▶ [Job]: Nothing after the line with "(0,0) rectangle (800,615);" belongs in the copy; extract the lines below from the top through that line, pictures left out.

*****

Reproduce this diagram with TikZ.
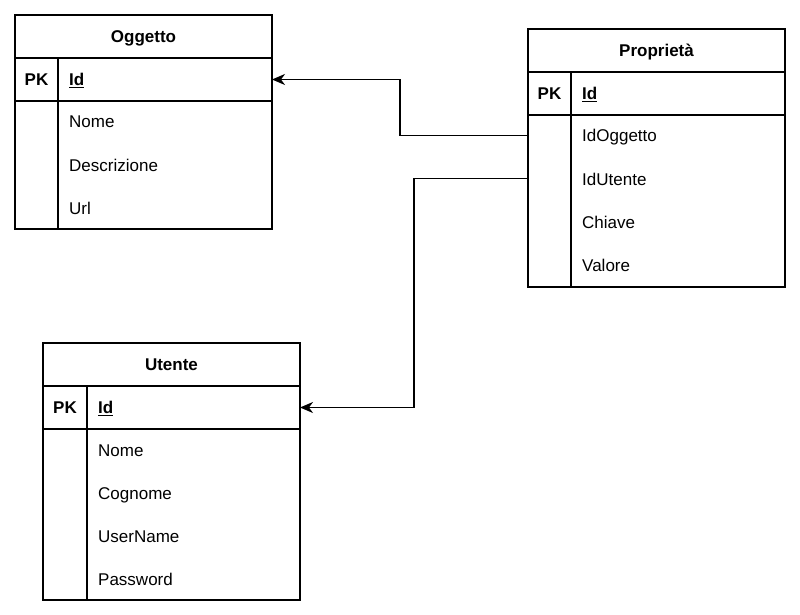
\documentclass[tikz,border=0pt]{standalone}
\usepackage{fontspec}
\setmainfont{Liberation Sans}
\usetikzlibrary{arrows.meta}
\begin{document}
\begin{tikzpicture}[x=1pt,y=-1pt,
  box/.style={draw, line width=1.4pt, rectangle, minimum width=257pt, inner sep=0pt, outer sep=0pt, anchor=north west},
  rowbox/.style={minimum width=257pt, minimum height=43pt, inner sep=0pt, outer sep=0pt, anchor=north west},
  fld/.style={anchor=base west, inner sep=0pt, font=\fontsize{17}{20}\selectfont},
  keyfld/.style={anchor=base west, inner sep=0pt, font=\bfseries\fontsize{17}{20}\selectfont},
  pk/.style={anchor=base, inner sep=0pt, font=\bfseries\fontsize{17}{20}\selectfont},
  ttl/.style={anchor=base, inner sep=0pt, font=\bfseries\fontsize{17}{20}\selectfont},
  divider/.style={line width=1.4pt},
  conn/.style={line width=1.4pt, -{Stealth[length=13pt,width=11pt,inset=4pt]}}]
\useasboundingbox (0,0) rectangle (800,615);

% ---------- Oggetto ----------
\node[box, minimum height=43pt] (oggT) at (15,15) {};
\node[box, minimum height=43pt] (oggPK) at (15,58) {};
\node[box, minimum height=128pt] (oggB) at (15,101) {};
\draw[divider] (58,58) -- (58,229);
\node[ttl] (oggTt) at (143.5,42.5) {Oggetto};
\node[pk] (oggPKt) at (36.5,85.5) {PK};
\node[keyfld] (oggId) at (69,85.5) {\underline{Id}};
\node[fld] (oggF1) at (69,128) {Nome};
\node[fld] (oggF2) at (69,171) {Descrizione};
\node[fld] (oggF3) at (69,214) {Url};

% ---------- Proprieta ----------
\node[box, minimum height=43pt] (prT) at (528,29) {};
\node[box, minimum height=43pt] (prPK) at (528,72) {};
\node[box, minimum height=172pt] (prB) at (528,115) {};
\draw[divider] (571,72) -- (571,287);
\node[ttl] (prTt) at (656.5,56.5) {Proprietà};
\node[pk] (prPKt) at (549.5,99.5) {PK};
\node[keyfld] (prId) at (582,99.5) {\underline{Id}};
\node[rowbox] (prR1) at (528,114) {};
\node[rowbox] (prR2) at (528,157) {};
\node[fld] (prF1) at (582,142) {IdOggetto};
\node[fld] (prF2) at (582,185) {IdUtente};
\node[fld] (prF3) at (582,228) {Chiave};
\node[fld] (prF4) at (582,271) {Valore};

% ---------- Utente ----------
\node[box, minimum height=43pt] (utT) at (43,343) {};
\node[box, minimum height=43pt] (utPK) at (43,386) {};
\node[box, minimum height=171pt] (utB) at (43,429) {};
\draw[divider] (87,386) -- (87,600);
\node[ttl] (utTt) at (171.5,370.5) {Utente};
\node[pk] (utPKt) at (65,413.5) {PK};
\node[keyfld] (utId) at (98,413.5) {\underline{Id}};
\node[fld] (utF1) at (98,456) {Nome};
\node[fld] (utF2) at (98,499) {Cognome};
\node[fld] (utF3) at (98,542) {UserName};
\node[fld] (utF4) at (98,585) {Password};

% ---------- connectors ----------
\coordinate (bend1) at (400,0);
\coordinate (bend2) at (414,0);
\draw[conn] (prR1.west) -- (prR1.west -| bend1) |- (oggPK.east);
\draw[conn] (prR2.west) -- (prR2.west -| bend2) |- (utPK.east);
\end{tikzpicture}
\end{document}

*****

▶ [Complete output]:
Reproduce this diagram with TikZ.
\documentclass[tikz,border=0pt]{standalone}
\usepackage{fontspec}
\setmainfont{Liberation Sans}
\usetikzlibrary{arrows.meta}
\begin{document}
\begin{tikzpicture}[x=1pt,y=-1pt,
  box/.style={draw, line width=1.4pt, rectangle, minimum width=257pt, inner sep=0pt, outer sep=0pt, anchor=north west},
  rowbox/.style={minimum width=257pt, minimum height=43pt, inner sep=0pt, outer sep=0pt, anchor=north west},
  fld/.style={anchor=base west, inner sep=0pt, font=\fontsize{17}{20}\selectfont},
  keyfld/.style={anchor=base west, inner sep=0pt, font=\bfseries\fontsize{17}{20}\selectfont},
  pk/.style={anchor=base, inner sep=0pt, font=\bfseries\fontsize{17}{20}\selectfont},
  ttl/.style={anchor=base, inner sep=0pt, font=\bfseries\fontsize{17}{20}\selectfont},
  divider/.style={line width=1.4pt},
  conn/.style={line width=1.4pt, -{Stealth[length=13pt,width=11pt,inset=4pt]}}]
\useasboundingbox (0,0) rectangle (800,615);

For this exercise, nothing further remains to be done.